In time out of mind, H.L. Mencken lived and worked in ‘Charm City’ and worked for The Baltimore Sun. Here was another who saw what was going on in society and chose to write about it rather than turning away. The notion of “Not Turning Away” is a Buddhist concept.
But what I saw in Charm City that really knocked me out was a Presidential motorcade. Barack Obama was in the city on the Friday, talking to local business owners. Local business owners (not the banks) are the engine room of the economy, we all know this.
For Mr Obama’s splendid motorcade they had closed off one side of the I-95 which is the interstate into Baltimore. We were travelling the other way. The first thing we knew, here comes twenty motorcycle cops riding two abreast. A hundred yards back there are the first of twenty black Chevrolet Suburban vans carrying aides and secret service men, no doubt. It is all a very regal and disciplined scenario. Next comes five or ten black limousines, these are probably Cadillacs or Lincolns with extra sheets of steel built into their body shells. They are each flying the Stars and Stripes from the front guards. After that, we have more Chevy Suburbans and a fire truck and an ambulance. At the end are more motorcycle cops and there are a couple of helicopters (‘Marine One’ – the Presidential chopper) in the air.

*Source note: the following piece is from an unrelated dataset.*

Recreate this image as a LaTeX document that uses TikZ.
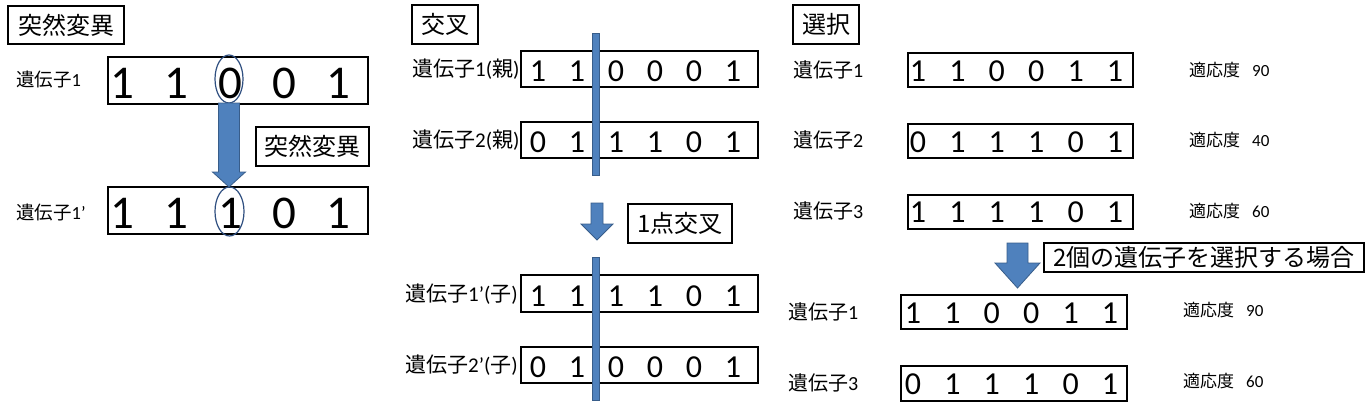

It all reminded me of seeing Queen Elizabeth II in Stuart Street, Dunedin many years ago.
The last thing I wish to say about Baltimore is that the city features in a song by Bob Dylan. That’s enough of a recommendation to a place for me. In the song “Trying to Get to Heaven” he states that “Miss Mary-Jane has a place in Baltimore.”
When I first heard that song, I knew I had to go and I’m extremely glad I did.